Mitchell worked under Jamieson for the past six years and said he has learned a lot from the experience.
“Dave is a great person and an excellent attorney,” Mitchell said. “I’ve been lucky to have had his guidance for the six years I’ve been here. He leaves with 37 years of institutional knowledge and that’s certainly not replaceable.”
“I’m not going to be slipping into those shoes — I’m going to be cobbling my own.”
Mitchell grew up in Chicago, received his undergraduate degree at Marquette University in Milwaukee, but was drawn to the natural beauty of the Pacific Northwest for his graduate work.
“The area with the Sound and the mountains… the incredible beauty of the area drew me here and kept me,” Mitchell said.

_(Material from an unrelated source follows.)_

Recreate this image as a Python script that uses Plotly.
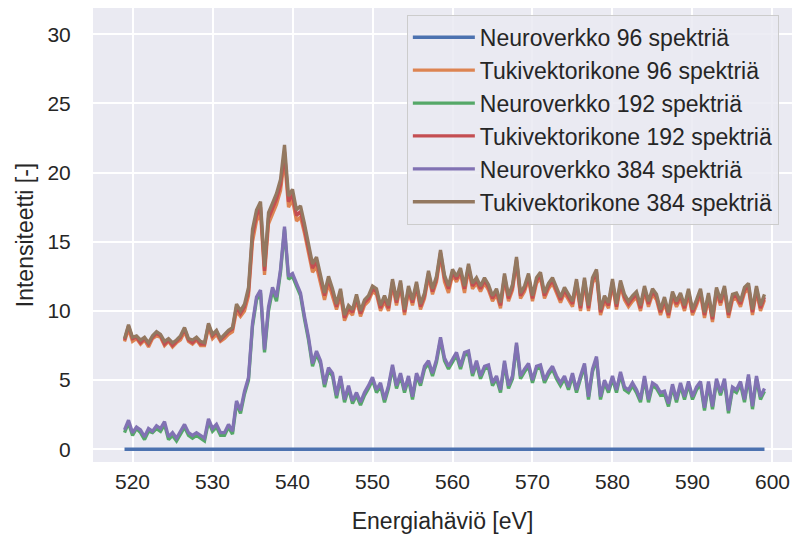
import plotly.graph_objects as go

# Energy-loss sample grid (eV), 519.0 ... 599.0 in 0.5 eV steps
energy = [519.0 + 0.5 * i for i in range(161)]

neuro_96 = [
    0, 0, 0, 0, 0, 0, 0, 0, 0, 0, 0, 0, 0, 0, 0, 0, 0, 0, 0, 0,
    0, 0, 0, 0, 0, 0, 0, 0, 0, 0, 0, 0, 0, 0, 0, 0, 0, 0, 0, 0,
    0, 0, 0, 0, 0, 0, 0, 0, 0, 0, 0, 0, 0, 0, 0, 0, 0, 0, 0, 0,
    0, 0, 0, 0, 0, 0, 0, 0, 0, 0, 0, 0, 0, 0, 0, 0, 0, 0, 0, 0,
    0, 0, 0, 0, 0, 0, 0, 0, 0, 0, 0, 0, 0, 0, 0, 0, 0, 0, 0, 0,
    0, 0, 0, 0, 0, 0, 0, 0, 0, 0, 0, 0, 0, 0, 0, 0, 0, 0, 0, 0,
    0, 0, 0, 0, 0, 0, 0, 0, 0, 0, 0, 0, 0, 0, 0, 0, 0, 0, 0, 0,
    0, 0, 0, 0, 0, 0, 0, 0, 0, 0, 0, 0, 0, 0, 0, 0, 0, 0, 0, 0,
    0,
]

tuki_96 = [
    7.8, 8.7, 7.8, 8.0, 7.6, 7.9, 7.4, 8.0, 8.2, 8.1,
    7.5, 7.8, 7.4, 7.7, 7.9, 8.5, 7.8, 7.6, 7.9, 7.5,
    7.5, 8.8, 8.0, 8.3, 7.8, 8.0, 8.3, 8.5, 10.0, 9.6,
    10.0, 11.1, 15.0, 16.5, 17.1, 12.6, 16.3, 17.0, 17.7, 18.7,
    21.0, 17.5, 18.0, 16.5, 16.8, 15.6, 14.2, 12.8, 13.2, 12.1,
    10.8, 12.0, 11.1, 10.1, 11.1, 9.3, 10.0, 9.7, 10.8, 9.6,
    10.4, 10.7, 11.4, 11.2, 10.0, 10.7, 10.0, 11.9, 10.4, 11.8,
    9.7, 11.4, 10.4, 11.7, 10.1, 10.9, 12.5, 11.2, 12.1, 14.0,
    12.1, 11.3, 12.6, 12.1, 12.7, 11.3, 13.0, 11.6, 12.0, 11.4,
    12.0, 11.5, 10.7, 11.2, 10.2, 12.3, 10.7, 11.5, 13.5, 10.9,
    11.4, 12.3, 10.7, 12.0, 12.4, 10.9, 11.6, 12.0, 11.3, 10.6,
    11.3, 10.8, 10.3, 11.9, 10.0, 12.0, 10.0, 12.0, 12.6, 9.7,
    10.7, 10.2, 11.9, 10.1, 11.8, 10.8, 10.3, 10.7, 11.0, 10.0,
    11.4, 10.3, 11.2, 10.8, 9.7, 10.6, 9.5, 11.0, 10.3, 10.9,
    10.0, 11.2, 9.7, 10.4, 11.2, 9.5, 10.9, 9.2, 11.3, 10.4,
    11.4, 9.5, 10.8, 10.9, 10.3, 11.3, 11.6, 9.7, 11.4, 10.0,
    10.8,
]

neuro_192 = [
    1.2, 1.9, 1.0, 1.5, 1.2, 0.7, 1.3, 1.2, 1.5, 1.3,
    1.8, 0.7, 1.0, 0.6, 1.1, 1.6, 1.0, 0.8, 1.0, 0.8,
    0.6, 2.0, 1.3, 1.6, 1.0, 1.0, 1.6, 1.1, 3.3, 2.6,
    4.0, 5.0, 8.9, 10.8, 11.3, 7.0, 10.0, 11.5, 10.7, 12.8,
    15.9, 12.3, 12.5, 11.8, 11.1, 9.4, 7.9, 6.0, 6.9, 6.2,
    4.5, 5.7, 5.3, 3.7, 5.1, 3.4, 4.4, 3.3, 3.9, 3.2,
    3.9, 4.4, 5.0, 4.1, 4.6, 3.4, 4.4, 5.9, 4.4, 5.3,
    4.1, 5.1, 3.6, 5.3, 4.6, 5.8, 6.2, 5.3, 6.3, 7.9,
    6.4, 5.8, 6.3, 6.8, 5.8, 6.8, 6.9, 5.3, 6.2, 5.1,
    5.8, 5.9, 4.6, 5.1, 4.1, 6.2, 4.4, 5.1, 7.5, 5.1,
    5.6, 6.0, 4.8, 5.8, 5.9, 4.8, 5.4, 5.8, 5.1, 4.6,
    5.1, 4.3, 5.3, 4.1, 5.1, 6.0, 3.6, 5.6, 6.5, 3.6,
    4.8, 4.1, 5.1, 4.1, 5.4, 4.3, 4.1, 4.6, 4.1, 3.4,
    5.1, 3.4, 4.6, 4.4, 3.9, 4.0, 3.1, 4.5, 3.4, 4.6,
    3.6, 4.7, 3.6, 4.3, 4.7, 2.8, 4.7, 2.9, 4.9, 3.9,
    4.9, 2.6, 4.3, 4.1, 4.7, 3.4, 5.2, 2.9, 5.1, 3.6,
    4.2,
]

tuki_192 = [
    7.9, 8.9, 8.0, 8.1, 7.7, 8.0, 7.6, 8.1, 8.4, 8.2,
    7.6, 7.9, 7.5, 7.8, 8.1, 8.7, 7.9, 7.7, 8.0, 7.6,
    7.6, 9.0, 8.2, 8.5, 7.9, 8.2, 8.5, 8.7, 10.3, 9.8,
    10.3, 11.4, 15.5, 16.9, 17.5, 12.9, 16.7, 17.4, 18.1, 19.1,
    21.5, 17.9, 18.4, 16.9, 17.2, 15.9, 14.5, 13.1, 13.6, 12.4,
    11.1, 12.3, 11.4, 10.3, 11.4, 9.5, 10.2, 9.9, 11.0, 9.8,
    10.6, 10.9, 11.6, 11.4, 10.2, 10.9, 10.2, 12.1, 10.6, 12.0,
    9.9, 11.6, 10.6, 11.9, 10.3, 11.1, 12.7, 11.4, 12.3, 14.2,
    12.4, 11.6, 12.8, 12.3, 12.9, 11.6, 13.2, 11.8, 12.2, 11.6,
    12.2, 11.7, 10.9, 11.4, 10.4, 12.5, 10.9, 11.7, 13.7, 11.1,
    11.6, 12.5, 10.9, 12.2, 12.6, 11.1, 11.8, 12.2, 11.5, 10.8,
    11.5, 11.0, 10.5, 12.1, 10.2, 12.2, 10.2, 12.2, 12.8, 9.9,
    10.9, 10.4, 12.1, 10.3, 12.0, 11.0, 10.5, 10.9, 11.2, 10.2,
    11.6, 10.5, 11.4, 11.0, 9.9, 10.8, 9.7, 11.2, 10.5, 11.1,
    10.2, 11.4, 9.9, 10.6, 11.4, 9.7, 11.1, 9.4, 11.5, 10.6,
    11.6, 9.7, 11.0, 11.1, 10.5, 11.5, 11.8, 9.9, 11.6, 10.2,
    11.0,
]

neuro_384 = [
    1.4, 2.1, 1.2, 1.6, 1.4, 0.9, 1.5, 1.3, 1.7, 1.5,
    2.0, 0.9, 1.2, 0.8, 1.3, 1.8, 1.2, 1.0, 1.2, 1.0,
    0.8, 2.2, 1.5, 1.8, 1.2, 1.2, 1.8, 1.3, 3.5, 2.8,
    4.2, 5.2, 9.1, 11.0, 11.5, 7.2, 10.3, 11.7, 11.0, 13.0,
    16.1, 12.5, 12.7, 12.0, 11.3, 9.6, 8.1, 6.2, 7.1, 6.4,
    4.7, 5.9, 5.5, 3.9, 5.3, 3.6, 4.6, 3.5, 4.1, 3.4,
    4.1, 4.6, 5.2, 4.3, 4.8, 3.6, 4.6, 6.1, 4.6, 5.5,
    4.3, 5.3, 3.8, 5.5, 4.8, 6.0, 6.4, 5.5, 6.5, 8.1,
    6.6, 6.0, 6.5, 7.0, 6.0, 7.0, 7.1, 5.5, 6.4, 5.3,
    6.0, 6.1, 4.8, 5.3, 4.3, 6.4, 4.6, 5.3, 7.7, 5.3,
    5.8, 6.2, 5.0, 6.0, 6.1, 5.0, 5.6, 6.0, 5.3, 4.8,
    5.3, 4.5, 5.5, 4.3, 5.3, 6.2, 3.8, 5.8, 6.7, 3.8,
    5.0, 4.3, 5.3, 4.3, 5.6, 4.5, 4.3, 4.8, 4.3, 3.6,
    5.3, 3.6, 4.8, 4.6, 4.1, 4.2, 3.3, 4.7, 3.6, 4.8,
    3.8, 4.9, 3.8, 4.5, 4.9, 3.0, 4.9, 3.1, 5.1, 4.1,
    5.1, 2.8, 4.5, 4.3, 4.9, 3.6, 5.4, 3.1, 5.3, 3.8,
    4.4,
]

tuki_384 = [
    8.0, 9.0, 8.1, 8.2, 7.9, 8.1, 7.7, 8.2, 8.5, 8.3,
    7.8, 8.0, 7.7, 7.9, 8.2, 8.8, 8.0, 7.9, 8.1, 7.8,
    7.7, 9.1, 8.3, 8.6, 8.0, 8.3, 8.6, 8.8, 10.5, 10.0,
    10.5, 11.7, 15.9, 17.3, 17.9, 13.2, 17.1, 17.8, 18.5, 19.5,
    22.0, 18.3, 18.8, 17.3, 17.6, 16.3, 14.9, 13.4, 13.9, 12.7,
    11.3, 12.5, 11.6, 10.5, 11.6, 9.7, 10.4, 10.1, 11.2, 10.0,
    10.8, 11.1, 11.8, 11.6, 10.4, 11.1, 10.4, 12.3, 10.8, 12.2,
    10.1, 11.8, 10.8, 12.1, 10.5, 11.3, 12.9, 11.6, 12.5, 14.4,
    12.6, 11.8, 13.0, 12.5, 13.1, 11.8, 13.4, 12.0, 12.4, 11.8,
    12.4, 11.9, 11.1, 11.6, 10.6, 12.7, 11.1, 11.9, 13.9, 11.3,
    11.8, 12.7, 11.1, 12.4, 12.8, 11.3, 12.0, 12.4, 11.7, 11.0,
    11.7, 11.2, 10.7, 12.3, 10.4, 12.4, 10.4, 12.4, 13.0, 10.1,
    11.1, 10.6, 12.3, 10.5, 12.2, 11.2, 10.7, 11.1, 11.4, 10.4,
    11.8, 10.7, 11.6, 11.2, 10.1, 11.0, 9.9, 11.4, 10.7, 11.3,
    10.4, 11.6, 10.1, 10.8, 11.6, 9.9, 11.3, 9.6, 11.7, 10.8,
    11.8, 9.9, 11.2, 11.3, 10.7, 11.7, 12.0, 10.1, 11.8, 10.4,
    11.2,
]

series = [
    ("Neuroverkko 96 spektriä", neuro_96, "#4C72B0"),
    ("Tukivektorikone 96 spektriä", tuki_96, "#DD8452"),
    ("Neuroverkko 192 spektriä", neuro_192, "#55A868"),
    ("Tukivektorikone 192 spektriä", tuki_192, "#C44E52"),
    ("Neuroverkko 384 spektriä", neuro_384, "#8172B3"),
    ("Tukivektorikone 384 spektriä", tuki_384, "#937860"),
]

x_ticks = [520, 530, 540, 550, 560, 570, 580, 590, 600]
y_ticks = [0, 5, 10, 15, 20, 25, 30]

fig = go.Figure()
for name, vals, color in series:
    fig.add_trace(go.Scatter(
        x=energy, y=vals, name=name, mode="lines",
        line=dict(color=color, width=3.3),
    ))

font_family = "Liberation Sans, Arial, sans-serif"
fig.update_layout(
    width=792, height=540,
    margin=dict(l=93, r=0, t=8, b=78),
    paper_bgcolor="white",
    plot_bgcolor="#EAEAF2",
    font=dict(family=font_family, color="#262626", size=21),
    showlegend=True,
    legend=dict(
        x=0.449, y=0.985, xanchor="left", yanchor="top",
        bgcolor="rgba(234,234,242,0.85)",
        bordercolor="#CCCCCC", borderwidth=1,
        font=dict(size=23, family=font_family, color="#262626"),
        itemwidth=62,
    ),
    xaxis=dict(
        range=[515.06, 602.44],
        tickvals=x_ticks,
        ticktext=[str(v) for v in x_ticks],
        showgrid=True, gridcolor="white", gridwidth=2,
        zeroline=False, showline=False,
        ticks="outside", ticklen=1, tickcolor="rgba(0,0,0,0)",
        tickfont=dict(size=21),
        title=dict(text="Energiahäviö [eV]", font=dict(size=23), standoff=20),
        automargin=False,
    ),
    yaxis=dict(
        range=[-0.92, 31.9],
        tickvals=y_ticks,
        ticktext=[str(v) for v in y_ticks],
        showgrid=True, gridcolor="white", gridwidth=2,
        zeroline=False, showline=False,
        ticks="outside", ticklen=17, tickcolor="rgba(0,0,0,0)",
        tickfont=dict(size=21),
        title=dict(text="Intensiteetti [-]", font=dict(size=23), standoff=7),
        automargin=False,
    ),
)

fig.write_html("out.html")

He received his law degree from Seattle University’s School of Law in 2006.
Mitchell said the curriculum he pursued at Seattle University prepared him for his new role, with courses in growth management, land use, environmental law and administrative law.
During his time at Island County, Mitchell has already served as lead attorney on a handful of the county’s more challenging growth management cases, including the size of Oak Harbor’s urban growth area.
The plan that resulted from this lengthy project was finally adopted by the Island County Board of Commissioners in May 2011, and was still in litigation until a few months ago, Mitchell said.
Island County Prosecuting Attorney Greg Banks, who promoted Mitchell, said he was a good fit for the job because of his experience and loyalty to the county.
“A chief position is someone who serves at the will of the elected officials and has to be someone I can work with in a confidential manner and serve the needs of the constituency,” Bank said.
“He’s already done a good job with us on land use issues. He was a good choice.”
Mitchell’s wife, Teresa, whom he met in Seattle, works as a hospital grant administrator at Seattle Children’s Hospital.
Mitchell said he is an avid soccer player and coach. He and his wife enjoy cooking, hiking and camping with their chocolate lab, Chloe.
Since 2008 Mitchell has been a member of the Washington State Bar Association’s Board of Bar Examiners, which is a volunteer position that oversees the Washington bar exam to ensure that those people seeking to become licensed attorneys in the state are competent to practice law.
“I’m looking forward to providing service and sound advice,” Mitchell said. “I really like knowing that I’m making a positive difference, and by providing good and sound advice, I’m helping to ensure good governance.”